DIRECTIONS - Locate every line in the material below that has the word "code". Copy each of those lines.

-- Start TASK DATA --

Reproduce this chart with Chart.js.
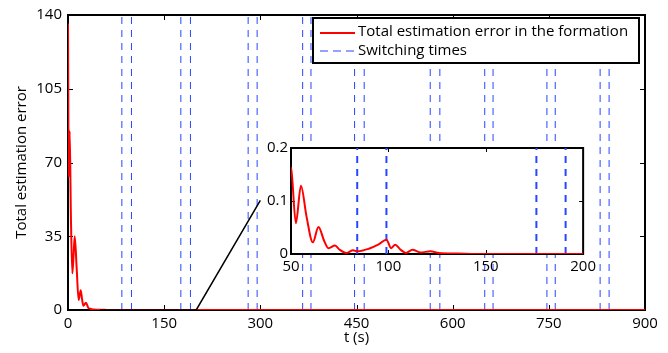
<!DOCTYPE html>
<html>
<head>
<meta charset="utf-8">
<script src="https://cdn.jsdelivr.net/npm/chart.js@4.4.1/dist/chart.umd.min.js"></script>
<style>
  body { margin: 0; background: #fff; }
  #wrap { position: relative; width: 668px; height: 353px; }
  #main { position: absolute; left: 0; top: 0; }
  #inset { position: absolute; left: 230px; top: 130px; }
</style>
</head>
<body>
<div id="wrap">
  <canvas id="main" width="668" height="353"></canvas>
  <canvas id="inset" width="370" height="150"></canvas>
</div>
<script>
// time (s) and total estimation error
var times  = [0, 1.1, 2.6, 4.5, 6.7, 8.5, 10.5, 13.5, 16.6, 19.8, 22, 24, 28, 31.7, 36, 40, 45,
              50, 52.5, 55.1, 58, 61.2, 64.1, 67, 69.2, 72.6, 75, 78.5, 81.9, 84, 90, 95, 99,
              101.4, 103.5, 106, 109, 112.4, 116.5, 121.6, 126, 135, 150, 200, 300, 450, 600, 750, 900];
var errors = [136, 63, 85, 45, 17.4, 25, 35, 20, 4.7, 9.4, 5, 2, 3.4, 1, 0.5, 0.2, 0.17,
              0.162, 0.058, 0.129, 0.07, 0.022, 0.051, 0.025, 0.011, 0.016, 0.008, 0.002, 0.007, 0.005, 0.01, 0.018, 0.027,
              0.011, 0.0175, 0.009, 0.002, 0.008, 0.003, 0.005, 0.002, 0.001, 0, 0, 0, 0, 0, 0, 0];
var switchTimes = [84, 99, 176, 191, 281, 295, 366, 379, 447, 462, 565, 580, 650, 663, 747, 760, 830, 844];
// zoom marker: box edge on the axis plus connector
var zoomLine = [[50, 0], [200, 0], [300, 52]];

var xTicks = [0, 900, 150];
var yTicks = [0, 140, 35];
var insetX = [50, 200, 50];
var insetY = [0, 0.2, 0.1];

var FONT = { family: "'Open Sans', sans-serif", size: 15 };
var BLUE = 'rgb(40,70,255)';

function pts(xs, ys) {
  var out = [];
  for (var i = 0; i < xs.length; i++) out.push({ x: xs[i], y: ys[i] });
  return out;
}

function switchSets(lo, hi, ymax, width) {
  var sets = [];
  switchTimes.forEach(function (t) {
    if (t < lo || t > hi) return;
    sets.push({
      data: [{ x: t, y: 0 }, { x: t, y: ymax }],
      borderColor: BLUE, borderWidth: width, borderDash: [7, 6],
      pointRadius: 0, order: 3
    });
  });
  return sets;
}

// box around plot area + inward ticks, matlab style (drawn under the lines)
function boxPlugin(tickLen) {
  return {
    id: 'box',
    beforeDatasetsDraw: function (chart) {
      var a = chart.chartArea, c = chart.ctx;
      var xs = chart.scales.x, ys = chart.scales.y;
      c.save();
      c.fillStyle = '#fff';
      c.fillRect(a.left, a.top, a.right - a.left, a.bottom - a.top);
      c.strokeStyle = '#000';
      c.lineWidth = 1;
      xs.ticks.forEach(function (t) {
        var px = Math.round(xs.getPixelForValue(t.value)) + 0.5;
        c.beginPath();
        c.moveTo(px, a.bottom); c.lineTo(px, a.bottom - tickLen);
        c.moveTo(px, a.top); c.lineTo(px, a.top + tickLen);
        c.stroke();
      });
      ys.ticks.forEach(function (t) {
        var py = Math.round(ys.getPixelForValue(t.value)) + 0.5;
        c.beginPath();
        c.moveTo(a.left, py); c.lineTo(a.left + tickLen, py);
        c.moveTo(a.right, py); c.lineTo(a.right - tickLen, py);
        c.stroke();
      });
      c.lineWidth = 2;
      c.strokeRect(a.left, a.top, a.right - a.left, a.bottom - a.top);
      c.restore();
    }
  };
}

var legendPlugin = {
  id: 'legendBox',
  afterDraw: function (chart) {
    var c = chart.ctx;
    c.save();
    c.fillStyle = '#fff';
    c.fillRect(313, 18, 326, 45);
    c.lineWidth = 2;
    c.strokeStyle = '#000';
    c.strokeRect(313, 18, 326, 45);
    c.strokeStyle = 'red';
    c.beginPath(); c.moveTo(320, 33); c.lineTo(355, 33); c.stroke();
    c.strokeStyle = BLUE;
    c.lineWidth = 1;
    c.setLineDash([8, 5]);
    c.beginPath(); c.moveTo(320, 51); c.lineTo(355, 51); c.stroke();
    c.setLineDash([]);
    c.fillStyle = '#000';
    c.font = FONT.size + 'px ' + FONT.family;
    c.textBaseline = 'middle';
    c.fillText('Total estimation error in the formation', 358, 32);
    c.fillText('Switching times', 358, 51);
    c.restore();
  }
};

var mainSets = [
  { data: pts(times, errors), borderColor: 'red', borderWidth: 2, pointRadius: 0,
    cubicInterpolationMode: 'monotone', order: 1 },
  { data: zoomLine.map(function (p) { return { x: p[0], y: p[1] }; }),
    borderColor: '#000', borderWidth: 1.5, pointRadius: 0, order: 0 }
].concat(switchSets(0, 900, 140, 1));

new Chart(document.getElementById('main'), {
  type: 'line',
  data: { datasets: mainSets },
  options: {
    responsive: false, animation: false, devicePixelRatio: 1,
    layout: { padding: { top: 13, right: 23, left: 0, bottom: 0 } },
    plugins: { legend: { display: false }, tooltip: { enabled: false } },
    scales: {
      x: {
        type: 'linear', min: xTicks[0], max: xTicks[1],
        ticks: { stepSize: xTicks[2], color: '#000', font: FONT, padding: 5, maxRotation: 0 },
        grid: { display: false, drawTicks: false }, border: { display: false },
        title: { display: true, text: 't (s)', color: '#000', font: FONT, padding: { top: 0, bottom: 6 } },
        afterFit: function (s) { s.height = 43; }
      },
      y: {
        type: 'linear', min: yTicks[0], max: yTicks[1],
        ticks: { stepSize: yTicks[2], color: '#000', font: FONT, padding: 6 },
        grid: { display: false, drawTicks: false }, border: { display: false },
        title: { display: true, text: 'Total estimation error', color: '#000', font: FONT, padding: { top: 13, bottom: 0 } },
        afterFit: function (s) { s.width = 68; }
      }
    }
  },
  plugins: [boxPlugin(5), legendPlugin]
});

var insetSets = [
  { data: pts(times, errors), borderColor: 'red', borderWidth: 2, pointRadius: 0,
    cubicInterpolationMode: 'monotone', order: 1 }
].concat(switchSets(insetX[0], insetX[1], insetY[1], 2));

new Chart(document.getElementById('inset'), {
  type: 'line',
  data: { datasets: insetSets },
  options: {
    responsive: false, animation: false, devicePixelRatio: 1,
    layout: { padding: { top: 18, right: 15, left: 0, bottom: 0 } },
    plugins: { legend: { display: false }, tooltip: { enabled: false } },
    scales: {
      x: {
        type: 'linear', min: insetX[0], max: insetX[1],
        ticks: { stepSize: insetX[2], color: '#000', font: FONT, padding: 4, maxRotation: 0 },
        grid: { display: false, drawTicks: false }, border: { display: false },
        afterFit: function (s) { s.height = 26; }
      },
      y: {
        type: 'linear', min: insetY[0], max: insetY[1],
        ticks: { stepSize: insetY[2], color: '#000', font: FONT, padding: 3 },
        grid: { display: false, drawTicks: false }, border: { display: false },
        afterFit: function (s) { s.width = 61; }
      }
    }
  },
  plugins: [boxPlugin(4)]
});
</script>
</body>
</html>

-- End TASK DATA --
-- Start TASK DATA --

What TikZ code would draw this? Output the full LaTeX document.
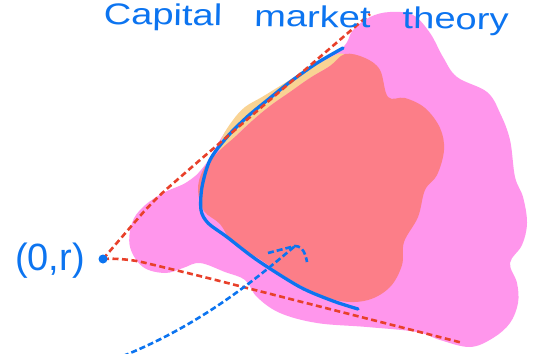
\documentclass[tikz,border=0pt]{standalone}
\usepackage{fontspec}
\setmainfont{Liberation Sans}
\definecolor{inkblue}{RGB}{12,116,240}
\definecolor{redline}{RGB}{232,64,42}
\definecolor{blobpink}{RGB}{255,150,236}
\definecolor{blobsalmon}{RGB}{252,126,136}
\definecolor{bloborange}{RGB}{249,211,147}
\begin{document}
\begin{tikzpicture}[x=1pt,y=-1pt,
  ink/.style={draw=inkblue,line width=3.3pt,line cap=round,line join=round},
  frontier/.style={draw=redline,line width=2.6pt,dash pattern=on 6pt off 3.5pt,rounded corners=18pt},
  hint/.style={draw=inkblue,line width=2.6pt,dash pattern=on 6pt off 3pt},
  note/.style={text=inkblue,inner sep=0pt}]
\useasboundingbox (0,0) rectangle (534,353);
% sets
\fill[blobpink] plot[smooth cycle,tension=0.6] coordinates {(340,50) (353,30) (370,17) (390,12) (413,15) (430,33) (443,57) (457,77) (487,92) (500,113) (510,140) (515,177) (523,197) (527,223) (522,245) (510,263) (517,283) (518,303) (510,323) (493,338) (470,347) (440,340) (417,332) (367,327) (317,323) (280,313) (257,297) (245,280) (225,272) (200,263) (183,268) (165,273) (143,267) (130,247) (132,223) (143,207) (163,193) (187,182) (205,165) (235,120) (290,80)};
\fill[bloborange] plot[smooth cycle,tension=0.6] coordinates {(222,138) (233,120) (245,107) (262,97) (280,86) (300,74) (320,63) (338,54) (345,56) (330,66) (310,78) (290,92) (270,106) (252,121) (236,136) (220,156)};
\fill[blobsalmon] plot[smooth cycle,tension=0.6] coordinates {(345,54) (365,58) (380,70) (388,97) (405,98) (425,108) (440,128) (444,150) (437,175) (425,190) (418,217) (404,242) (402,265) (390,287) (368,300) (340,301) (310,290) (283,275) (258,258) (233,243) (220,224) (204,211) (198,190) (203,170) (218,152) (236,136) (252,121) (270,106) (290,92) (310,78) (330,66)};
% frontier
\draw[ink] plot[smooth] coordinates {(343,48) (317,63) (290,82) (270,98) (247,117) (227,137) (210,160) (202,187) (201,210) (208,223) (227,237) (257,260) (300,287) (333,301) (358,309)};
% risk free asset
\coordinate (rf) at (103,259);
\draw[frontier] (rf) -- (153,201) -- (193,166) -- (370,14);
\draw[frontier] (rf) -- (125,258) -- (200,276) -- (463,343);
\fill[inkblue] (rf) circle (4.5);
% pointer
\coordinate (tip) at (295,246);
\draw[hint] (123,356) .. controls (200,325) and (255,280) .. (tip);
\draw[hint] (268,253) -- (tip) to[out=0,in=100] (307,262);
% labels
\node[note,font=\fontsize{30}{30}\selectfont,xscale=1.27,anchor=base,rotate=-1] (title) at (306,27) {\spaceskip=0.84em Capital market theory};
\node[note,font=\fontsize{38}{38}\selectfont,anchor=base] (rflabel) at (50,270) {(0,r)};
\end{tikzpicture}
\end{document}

-- End TASK DATA --
-- Start TASK DATA --

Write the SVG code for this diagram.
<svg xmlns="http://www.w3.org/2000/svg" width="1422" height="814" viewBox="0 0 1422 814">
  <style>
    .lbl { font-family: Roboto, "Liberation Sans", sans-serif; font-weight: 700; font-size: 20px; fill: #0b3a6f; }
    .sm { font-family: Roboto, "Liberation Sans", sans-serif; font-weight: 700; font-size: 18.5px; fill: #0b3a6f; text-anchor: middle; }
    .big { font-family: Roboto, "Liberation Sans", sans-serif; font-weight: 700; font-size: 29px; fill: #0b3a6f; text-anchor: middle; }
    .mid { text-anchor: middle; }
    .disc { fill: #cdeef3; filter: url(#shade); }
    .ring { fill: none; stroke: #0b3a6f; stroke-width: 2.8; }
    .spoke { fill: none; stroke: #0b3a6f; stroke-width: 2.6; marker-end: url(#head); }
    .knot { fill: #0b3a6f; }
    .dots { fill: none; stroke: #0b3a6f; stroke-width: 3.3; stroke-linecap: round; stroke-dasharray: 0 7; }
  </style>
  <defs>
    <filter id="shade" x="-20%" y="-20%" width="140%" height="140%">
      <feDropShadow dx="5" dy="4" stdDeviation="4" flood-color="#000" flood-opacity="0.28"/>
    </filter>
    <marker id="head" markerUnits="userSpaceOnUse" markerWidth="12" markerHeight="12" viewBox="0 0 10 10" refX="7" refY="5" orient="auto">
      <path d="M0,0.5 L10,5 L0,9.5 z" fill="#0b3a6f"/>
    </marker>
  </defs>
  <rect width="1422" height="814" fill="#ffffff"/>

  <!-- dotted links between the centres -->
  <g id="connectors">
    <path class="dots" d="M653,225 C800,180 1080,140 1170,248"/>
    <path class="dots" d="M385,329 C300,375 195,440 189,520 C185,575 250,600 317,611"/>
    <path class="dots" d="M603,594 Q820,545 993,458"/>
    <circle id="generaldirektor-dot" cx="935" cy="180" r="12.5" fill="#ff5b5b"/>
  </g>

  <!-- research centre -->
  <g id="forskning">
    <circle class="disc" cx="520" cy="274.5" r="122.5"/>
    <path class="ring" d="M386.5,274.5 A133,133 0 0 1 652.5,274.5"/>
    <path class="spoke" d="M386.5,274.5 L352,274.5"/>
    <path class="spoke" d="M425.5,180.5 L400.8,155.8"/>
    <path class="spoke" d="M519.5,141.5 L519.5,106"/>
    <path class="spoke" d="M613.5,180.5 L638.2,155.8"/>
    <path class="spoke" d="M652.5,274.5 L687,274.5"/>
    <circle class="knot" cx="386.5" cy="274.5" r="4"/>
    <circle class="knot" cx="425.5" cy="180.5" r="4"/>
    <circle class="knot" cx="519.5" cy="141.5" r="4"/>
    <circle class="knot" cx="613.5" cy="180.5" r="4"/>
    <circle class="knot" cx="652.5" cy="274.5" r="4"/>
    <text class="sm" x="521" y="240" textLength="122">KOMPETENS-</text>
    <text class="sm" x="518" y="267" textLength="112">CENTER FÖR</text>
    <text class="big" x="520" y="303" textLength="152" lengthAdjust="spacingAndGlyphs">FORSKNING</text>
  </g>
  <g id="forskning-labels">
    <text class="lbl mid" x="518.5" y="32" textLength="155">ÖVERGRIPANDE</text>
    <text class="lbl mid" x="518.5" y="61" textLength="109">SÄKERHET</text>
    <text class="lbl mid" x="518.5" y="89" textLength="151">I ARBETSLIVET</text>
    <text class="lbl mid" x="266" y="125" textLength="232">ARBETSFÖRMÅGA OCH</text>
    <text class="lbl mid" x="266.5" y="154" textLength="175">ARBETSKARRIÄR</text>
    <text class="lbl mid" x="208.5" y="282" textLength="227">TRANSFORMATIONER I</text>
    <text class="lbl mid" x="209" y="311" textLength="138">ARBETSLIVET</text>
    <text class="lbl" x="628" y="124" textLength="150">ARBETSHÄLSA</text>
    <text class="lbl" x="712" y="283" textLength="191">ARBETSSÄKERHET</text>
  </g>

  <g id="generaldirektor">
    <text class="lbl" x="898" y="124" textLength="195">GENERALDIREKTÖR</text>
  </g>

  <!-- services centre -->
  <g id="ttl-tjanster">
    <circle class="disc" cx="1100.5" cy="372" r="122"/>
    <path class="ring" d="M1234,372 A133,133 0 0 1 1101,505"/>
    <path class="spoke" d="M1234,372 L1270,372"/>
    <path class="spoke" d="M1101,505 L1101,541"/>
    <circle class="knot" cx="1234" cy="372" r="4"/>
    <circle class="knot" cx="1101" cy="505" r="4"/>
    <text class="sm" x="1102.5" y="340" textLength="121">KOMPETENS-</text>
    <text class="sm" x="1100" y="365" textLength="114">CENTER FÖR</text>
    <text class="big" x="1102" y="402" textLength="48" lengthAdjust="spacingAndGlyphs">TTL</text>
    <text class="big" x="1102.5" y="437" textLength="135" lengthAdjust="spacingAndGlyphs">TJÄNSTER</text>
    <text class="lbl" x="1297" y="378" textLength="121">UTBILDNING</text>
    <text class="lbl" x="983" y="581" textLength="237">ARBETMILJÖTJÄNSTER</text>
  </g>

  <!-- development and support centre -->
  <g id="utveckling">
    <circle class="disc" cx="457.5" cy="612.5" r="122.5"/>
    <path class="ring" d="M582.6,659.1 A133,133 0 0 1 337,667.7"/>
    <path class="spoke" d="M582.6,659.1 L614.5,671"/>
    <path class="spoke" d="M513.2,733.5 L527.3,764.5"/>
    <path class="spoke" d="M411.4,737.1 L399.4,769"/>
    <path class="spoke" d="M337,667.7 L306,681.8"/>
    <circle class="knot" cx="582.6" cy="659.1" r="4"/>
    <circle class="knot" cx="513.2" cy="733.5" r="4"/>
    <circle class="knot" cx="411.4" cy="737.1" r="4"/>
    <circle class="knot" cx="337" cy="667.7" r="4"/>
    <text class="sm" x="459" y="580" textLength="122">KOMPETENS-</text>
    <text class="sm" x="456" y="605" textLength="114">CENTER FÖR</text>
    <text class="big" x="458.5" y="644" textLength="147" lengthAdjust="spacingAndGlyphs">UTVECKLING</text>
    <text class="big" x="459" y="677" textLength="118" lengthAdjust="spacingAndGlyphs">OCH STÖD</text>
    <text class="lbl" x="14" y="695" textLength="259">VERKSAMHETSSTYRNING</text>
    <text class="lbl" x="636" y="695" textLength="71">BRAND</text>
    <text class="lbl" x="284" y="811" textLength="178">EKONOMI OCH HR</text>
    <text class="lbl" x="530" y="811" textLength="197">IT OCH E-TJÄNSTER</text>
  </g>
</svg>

-- End TASK DATA --

ANSWER TO THE PROBLEM -
What TikZ code would draw this? Output the full LaTeX document.
Write the SVG code for this diagram.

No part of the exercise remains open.